ある雑誌を見ていると、東宝映画のプロジューサーの次のような考え方が掲載されていた。「ピーター・ジャクソンの『キングコング』が世界で唯一ヒットしない国。『ダークナイト』が世界で唯一ヒットしない国。それが日本だ。」と。記事は、そのあと、現在の日本の観客は、怪獣映画やダークなものには飽きているとの見方を示し、だから「ゴジラ」映画の復活はもうしばらく無いよ、と続いています。

 まあ、東宝の製作するゴジラ映画には期待しない(笑)こととしているのですから、かまわないのですが、あの「キングコング」がヒットしなかったというのには驚きました。

 もともとこのブログの第一号は、ピーター・ジャクソンの「キングコング」であり、その内容がすこぶる面白かったというお話から始まっています。興行成績を知らなかったことも問題(?)ですが、いまさらながらに驚きます。何故、あんなに面白くスペクタクルな映画が当たらないのか。怪獣映画のせいか。前作の「ロード・オブ・ザ・リング」にも、怪獣が出てきているぞ。などと吼えたくなります。

やはり、有名なファンタジー小説の映画化と古典映画のリニューアルという違いなのでしょうか。キングコングは悪評高い前例もありましたし、トールキンなどは女性のファンも多いのでしょう。女性の方が見るか見ないかがヒットの鍵を握ると言います。キングコングなどは、うちの娘も妻もそうですが、女性はまず見ないでしょう。とはいっても、「ロード・オブ・ザ・リング」3部作は、奇跡のような傑作ですので、それと比較しても無駄なのかも知れません。(実際、出来上がりの重厚さなどは比較になりません。)

それに比べて、バットマンの「ダークナイト」の不振は良くわかります。私自身は歴史に残る傑作であり、実際、ジョーカーを演じた俳優は、故人でありながら、この度めでたくアカデミー賞の助演男優賞を獲得いたしました。改めてご冥福をお祈りします。話を戻しまして、不振の理由は、まず、アメリカン・コミックの映画化という受け止めではないでしょうか。さすがの私も、アメコミ原作の馬鹿げた映画には正直うんざりしています。(スパイダーマン2以外のことですが。)それに加えて、話の内容に救いがありません。スカッとしないのです。二度と見ようという気が起こりません。(そういう意味で、タイタニックに似ているというのは言いすぎでしょうか。)最後に、時間が長すぎます。

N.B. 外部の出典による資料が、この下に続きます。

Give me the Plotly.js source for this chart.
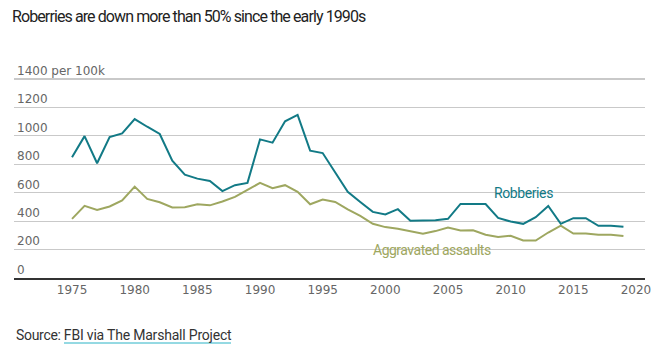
<!DOCTYPE html>
<html>
<head>
<meta charset="utf-8">
<script src="https://cdn.plot.ly/plotly-3.0.1.min.js"></script>
<style>html,body{margin:0;padding:0;background:#fff;}#chart{width:667px;height:352px;}</style>
</head>
<body>
<div id="chart"></div>
<script>
const years = [1975,1976,1977,1978,1979,1980,1981,1982,1983,1984,1985,1986,1987,1988,1989,1990,1991,1992,1993,1994,1995,1996,1997,1998,1999,2000,2001,2002,2003,2004,2005,2006,2007,2008,2009,2010,2011,2012,2013,2014,2015,2016,2017,2018,2019];
const robberies = [849,998,807,992,1017,1118,1064,1013,825,727,699,683,611,653,669,975,952,1102,1148,896,879,741,607,535,465,447,484,402,402,407,416,521,521,520,423,397,381,428,507,381,421,421,367,367,360];
const assaults = [416,507,479,503,545,643,556,533,496,498,519,511,538,571,620,669,631,653,606,519,552,535,482,437,381,358,346,327,311,330,355,334,336,304,288,297,264,264,320,369,313,313,304,304,295];
const yTickVals = [0,200,400,600,800,1000,1200,1400];
const yTickText = ['0','200','400','600','800','1000','1200','1400 per 100k'];
const xTickVals = [1975,1980,1985,1990,1995,2000,2005,2010,2015,2020];

const teal = '#127a86';
const olive = '#9ea760';
const gridColor = '#c9c9c9';
const sans = 'Roboto, sans-serif';
const tight = (s, ls) => '<span style="letter-spacing:' + ls + 'px">' + s + '</span>';

const W = 667, H = 352, ML = 14, MR = 22, MT = 73, MB = 74;
const PW = W - ML - MR, PH = H - MT - MB;
const px = v => (v - ML) / PW;          // container px -> paper x
const py = v => (H - MB - v) / PH;      // container px -> paper y

const traces = [
  {x: years, y: assaults, type: 'scatter', mode: 'lines', name: 'Aggravated assaults',
   line: {color: olive, width: 2}, hoverinfo: 'skip'},
  {x: years, y: robberies, type: 'scatter', mode: 'lines', name: 'Robberies',
   line: {color: teal, width: 2}, hoverinfo: 'skip'}
];

const layout = {
  width: W, height: H,
  margin: {l: ML, r: MR, t: MT, b: MB},
  paper_bgcolor: '#fff', plot_bgcolor: '#fff',
  showlegend: false,
  title: {text: tight('Roberries are down more than 50% since the early 1990s', -0.9),
          x: 12/W, xanchor: 'left', xref: 'container', y: 1 - 16/H, yanchor: 'middle', yref: 'container',
          font: {family: sans, size: 16, color: '#222'}},
  xaxis: {range: [1970.37, 2020.72], tickvals: xTickVals, showgrid: false, zeroline: false,
          showline: true, linecolor: '#333', linewidth: 1.5, ticks: '',
          tickfont: {family: 'DejaVu Sans', size: 12, color: '#666'}, fixedrange: true},
  yaxis: {range: [0, 1442], tickvals: yTickVals, ticktext: yTickText, showgrid: true,
          gridcolor: gridColor, gridwidth: 1.2, zeroline: false, showline: false, ticks: '',
          ticklabelposition: 'inside top', ticklabeloverflow: 'allow',
          tickfont: {family: 'DejaVu Sans', size: 12, color: '#666'}, fixedrange: true},
  annotations: [
    {x: 2011.0, y: 601, xref: 'x', yref: 'y', text: tight('Robberies', -0.4), showarrow: false,
     font: {family: sans, size: 14, color: teal}, xanchor: 'center', yanchor: 'middle'},
    {x: 2003.7, y: 199, xref: 'x', yref: 'y', text: tight('Aggravated assaults', -0.5), showarrow: false,
     font: {family: sans, size: 14, color: olive}, xanchor: 'center', yanchor: 'middle'},
    {x: 0, xref: 'paper', y: py(335), yref: 'paper',
     text: tight('Source: ', -0.3) + tight('FBI via The Marshall Project', -0.2),
     showarrow: false,
     xanchor: 'left', yanchor: 'middle', font: {family: sans, size: 14, color: '#333'}}
  ],
  shapes: [
    {type: 'line', xref: 'paper', yref: 'paper', x0: px(64), x1: px(231), y0: py(343), y1: py(343),
     line: {color: '#2ab3c6', width: 1}}
  ]
};

Plotly.newPlot('chart', traces, layout, {displayModeBar: false, staticPlot: true});
</script>
</body>
</html>
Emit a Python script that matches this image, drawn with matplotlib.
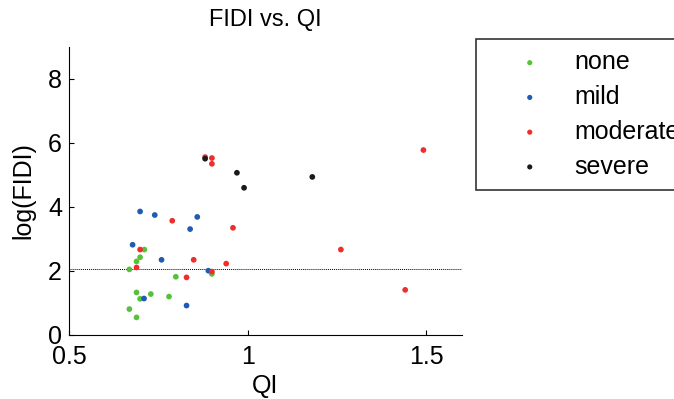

ということで、SF映画が受難のときかも知れません。CGを安易に用いた、子供だましの内容が多すぎる結果なのかも知れません。それに、特殊技術の進歩によってか、あまりに残酷な汚らしい場面をストレートに見せることに、日本の農耕民族は耐えられないのかもしれません。特に、最近のホラー映画は、怖いというより気持ち悪くて正視できません。だから見ていません。なにか、怖さの演出を勘違いして作っているとしか思えないのです。

以上、東宝社長の談話への感想でした。なお、ゴジラは、山崎貴監督の「続AIWAY」が進むべき道と思うのですが、どうやら依然として円谷着ぐるみ歌舞伎にこlだわっているようで、大変残念でした。もし、円谷特技監督が今の時代にいたなら、決して着ぐるみなんかは使用しなかっただろうと確信していえるのでないでしょうか。